И вся эта оперетка подается советскому читателю после «Архипелага ГУЛаг». Вернее, вместо «Архипелага»: за «Архипелаг» сажают.
Большая часть этих промежуточных книг — книги о деревне. Что и понятно. Тут проще избежать фальши. Описывай себе восходы и закаты, косьбу или пахоту, девичью гулянку, нехитрый говор мужиков. Они ведь не ведут разговоров о Сталине и Брежневе (или можно сделать вид, что не ведут), о рыночном хозяйстве и социализме, о тоталитаризме и плюрализме и т. д. Писатели эти обижаются, когда их называют «деревенщиками», считают это определение сужающим. На мой взгляд, это определение, напротив, льстит им, ибо главные проблемы русской деревни ими не только не раскрыты, но даже не названы по имени. Трагедия русского крестьянства, не имеющая себе подобных во всей новейшей истории, ими боязливо замалчивается. Одичание народа и вырождение русской нации они всеми силами стараются не замечать. Представляют все дело так, будто речь идет лишь об отдельных индивидах, оторвавшихся от земли, развращенных городом, таких, как Алька у Абрамова или дети старухи Анны у Распутина. То, что все русское крестьянство оторвано от земли, отучено от работы, отлучено от веры и обычаев, живет уродливо, бессмысленно, страшно, это можно лишь смутно уловить в глубоком подтексте у таких писателей, как Распутин и Белов.
По уровню проблем, по охвату жизни промежуточная литература (за исключением разве что Распутина, да изредка Белова и Залыгина) очень похожа на то, что на Западе называют диалектальной литературой. Кстати, и язык, который так старательно воспроизводят деревенщики, — это ведь диалект. Читать эти диалоги, пожалуй, занятно. Только когда их не очень много. А то начинаешь уставать ото всех этих челисников, тяпушек, пестерочек, ендов, посыпушек, клепцов, корчаг, кожулин, жомок, ужищ, клевещин, осеков и т. д. Но диалектальная литература в России как-то никогда не прививалась. Очень уж узок угол обзора. Русскому писателю, да и читателю, тут тесно, ему подавай толстовскую ширь.

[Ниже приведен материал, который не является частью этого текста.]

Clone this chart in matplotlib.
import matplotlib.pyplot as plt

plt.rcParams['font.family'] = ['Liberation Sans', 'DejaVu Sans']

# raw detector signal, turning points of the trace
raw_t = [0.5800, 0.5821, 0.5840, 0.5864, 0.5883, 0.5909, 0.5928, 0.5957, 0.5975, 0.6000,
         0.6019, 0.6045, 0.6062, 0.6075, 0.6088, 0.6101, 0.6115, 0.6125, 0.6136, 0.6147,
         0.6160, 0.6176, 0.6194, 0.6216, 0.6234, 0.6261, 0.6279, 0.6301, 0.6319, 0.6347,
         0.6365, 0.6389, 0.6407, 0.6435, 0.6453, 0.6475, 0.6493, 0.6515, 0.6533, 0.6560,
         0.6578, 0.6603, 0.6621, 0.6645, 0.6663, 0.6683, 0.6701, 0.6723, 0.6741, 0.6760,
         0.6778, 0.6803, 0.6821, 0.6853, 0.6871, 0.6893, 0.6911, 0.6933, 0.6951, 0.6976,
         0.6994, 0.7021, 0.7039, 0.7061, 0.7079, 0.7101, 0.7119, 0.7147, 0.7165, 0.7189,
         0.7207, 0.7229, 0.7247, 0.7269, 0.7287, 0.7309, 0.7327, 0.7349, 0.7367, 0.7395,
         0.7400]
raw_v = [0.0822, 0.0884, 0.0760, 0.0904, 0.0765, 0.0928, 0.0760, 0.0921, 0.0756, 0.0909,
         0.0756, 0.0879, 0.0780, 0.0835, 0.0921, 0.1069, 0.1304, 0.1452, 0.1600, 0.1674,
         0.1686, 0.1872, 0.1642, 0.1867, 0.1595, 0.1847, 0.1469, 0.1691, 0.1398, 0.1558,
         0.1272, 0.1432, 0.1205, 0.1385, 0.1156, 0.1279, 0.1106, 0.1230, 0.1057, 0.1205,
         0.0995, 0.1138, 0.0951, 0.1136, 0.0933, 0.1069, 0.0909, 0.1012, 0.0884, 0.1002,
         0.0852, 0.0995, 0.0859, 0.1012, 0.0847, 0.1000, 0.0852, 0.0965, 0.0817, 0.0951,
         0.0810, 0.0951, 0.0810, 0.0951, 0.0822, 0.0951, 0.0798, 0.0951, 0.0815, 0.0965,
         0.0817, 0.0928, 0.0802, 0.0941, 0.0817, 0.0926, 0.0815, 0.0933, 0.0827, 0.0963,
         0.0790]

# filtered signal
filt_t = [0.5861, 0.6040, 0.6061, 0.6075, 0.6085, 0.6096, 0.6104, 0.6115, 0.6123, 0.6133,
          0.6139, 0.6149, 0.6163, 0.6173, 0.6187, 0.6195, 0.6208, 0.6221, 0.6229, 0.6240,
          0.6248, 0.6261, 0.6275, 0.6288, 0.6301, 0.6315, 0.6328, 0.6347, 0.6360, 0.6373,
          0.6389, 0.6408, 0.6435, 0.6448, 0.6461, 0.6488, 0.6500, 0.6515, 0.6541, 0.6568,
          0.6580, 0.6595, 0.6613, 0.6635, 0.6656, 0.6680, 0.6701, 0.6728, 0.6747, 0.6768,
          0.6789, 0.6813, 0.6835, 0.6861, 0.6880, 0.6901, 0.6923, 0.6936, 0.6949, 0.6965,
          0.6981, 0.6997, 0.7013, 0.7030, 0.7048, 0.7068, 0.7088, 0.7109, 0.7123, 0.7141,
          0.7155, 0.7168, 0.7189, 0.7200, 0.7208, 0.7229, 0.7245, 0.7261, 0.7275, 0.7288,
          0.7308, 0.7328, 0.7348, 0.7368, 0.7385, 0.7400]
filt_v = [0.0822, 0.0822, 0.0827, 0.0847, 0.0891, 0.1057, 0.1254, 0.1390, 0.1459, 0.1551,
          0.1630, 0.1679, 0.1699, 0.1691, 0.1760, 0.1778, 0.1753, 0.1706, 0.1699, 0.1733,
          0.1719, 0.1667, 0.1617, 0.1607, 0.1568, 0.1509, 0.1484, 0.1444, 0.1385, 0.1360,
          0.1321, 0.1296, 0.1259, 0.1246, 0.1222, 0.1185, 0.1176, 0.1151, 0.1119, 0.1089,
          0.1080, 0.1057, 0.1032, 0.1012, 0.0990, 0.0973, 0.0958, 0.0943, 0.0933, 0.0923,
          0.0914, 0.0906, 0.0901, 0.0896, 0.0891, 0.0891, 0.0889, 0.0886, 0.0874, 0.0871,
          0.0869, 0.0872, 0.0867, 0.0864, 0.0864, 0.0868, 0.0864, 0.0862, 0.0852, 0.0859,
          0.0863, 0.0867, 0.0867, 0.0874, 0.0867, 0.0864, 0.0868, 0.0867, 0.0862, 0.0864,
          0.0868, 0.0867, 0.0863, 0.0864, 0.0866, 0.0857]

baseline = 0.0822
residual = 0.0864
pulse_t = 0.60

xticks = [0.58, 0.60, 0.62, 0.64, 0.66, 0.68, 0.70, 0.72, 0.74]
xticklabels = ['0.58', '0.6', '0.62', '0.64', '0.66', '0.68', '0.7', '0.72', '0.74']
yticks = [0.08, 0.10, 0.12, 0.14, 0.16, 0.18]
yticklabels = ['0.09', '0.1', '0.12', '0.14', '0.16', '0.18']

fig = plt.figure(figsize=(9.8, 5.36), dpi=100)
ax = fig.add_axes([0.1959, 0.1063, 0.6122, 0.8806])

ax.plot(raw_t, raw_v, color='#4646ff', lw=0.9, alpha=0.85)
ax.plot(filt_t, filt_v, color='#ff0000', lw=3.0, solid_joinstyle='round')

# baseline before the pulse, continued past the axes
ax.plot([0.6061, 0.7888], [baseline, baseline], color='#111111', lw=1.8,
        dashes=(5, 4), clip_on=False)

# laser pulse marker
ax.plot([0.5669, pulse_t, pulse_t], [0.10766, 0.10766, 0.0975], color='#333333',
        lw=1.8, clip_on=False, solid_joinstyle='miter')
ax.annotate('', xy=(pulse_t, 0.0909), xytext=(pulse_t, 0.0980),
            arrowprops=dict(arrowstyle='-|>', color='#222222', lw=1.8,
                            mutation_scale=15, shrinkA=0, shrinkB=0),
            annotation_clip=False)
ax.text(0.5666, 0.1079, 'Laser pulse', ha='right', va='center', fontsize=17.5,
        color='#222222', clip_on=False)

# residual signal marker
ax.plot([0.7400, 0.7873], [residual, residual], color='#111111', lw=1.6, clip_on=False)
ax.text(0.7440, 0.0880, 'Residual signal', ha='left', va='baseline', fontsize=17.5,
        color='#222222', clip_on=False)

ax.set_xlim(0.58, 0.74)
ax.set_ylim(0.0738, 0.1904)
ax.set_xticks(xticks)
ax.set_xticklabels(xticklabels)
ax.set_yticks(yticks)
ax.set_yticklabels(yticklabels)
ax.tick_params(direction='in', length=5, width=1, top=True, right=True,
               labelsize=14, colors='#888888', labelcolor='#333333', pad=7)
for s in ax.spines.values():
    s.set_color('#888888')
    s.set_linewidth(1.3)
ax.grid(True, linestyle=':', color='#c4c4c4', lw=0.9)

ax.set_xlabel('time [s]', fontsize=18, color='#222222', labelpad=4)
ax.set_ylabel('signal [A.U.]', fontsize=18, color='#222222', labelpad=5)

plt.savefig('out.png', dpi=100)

Наши новые реалисты старательно обходят все, что касается отношения власть-народ. Функционирование коммунистической системы и ее устройство, механизм принуждения, обмана и контроля, равного которому еще не знала история, — все это вне поля их внимания. Как будто всё это вещи маловажные и как будто можно описывать жизнь советских людей, абстрагируясь от характера того режима, при котором они живут. Ведь даже самая дальняя деревенская глушь сегодня — это не только ухабы на дороге, красивые пейзажи, колоритные старики, пьяные трактористы, бойкие молодухи, но это и непременный лозунг, славящий партию, и доска надуманного «соцсоревнования», и очковтирательное «выполнение плана» и т. д. И в каждом селе есть парторг и штатный стукач. Советская ложь и советский гнет вездесущи, ими пропитано все, и от них нигде нет спасения. Нет нейтральной «просто жизни», которую можно бы по старинке неторопливо и любовно описывать. Такое описание в самой сути своей ложно. Это как если бы взяться описывать смертельно больного человека, ограничившись лишь рассказом о том, как и что он ест, во что одет и как причесан, ни словом не обмолвившись о его страшных мучениях, то есть о том, что как раз и определяет все его бытие. Наивно говорить о том, что писатели эти якобы просто не хотят вмешиваться в политику, а хотят тихо заниматься своим ремеслом. Сознание любого человека в сегодняшнем мире политизировано, политика стала неотъемлемым компонентом бытия, в нашем же идеократическом государстве политикой пропитаны даже воздух и пища. Игнорировать это — значит заниматься как раз угодной властям политикой.
Неестественными и ущербными представляются все эти якобы реалистические повествования, старательно отгораживающиеся от жгучих проблем России. Когда читаешь книги этих промежуточных, невозможно избавиться от ощущения, будто вступаешь в узкий туннель, где нет простора, воздуха, обзора, а есть лишь узенькая полоска света, по которой вынужден следовать. Некогда девизом русского писателя было: не могу молчать! Девизом сегодняшних промежуточных стало: должен молчать.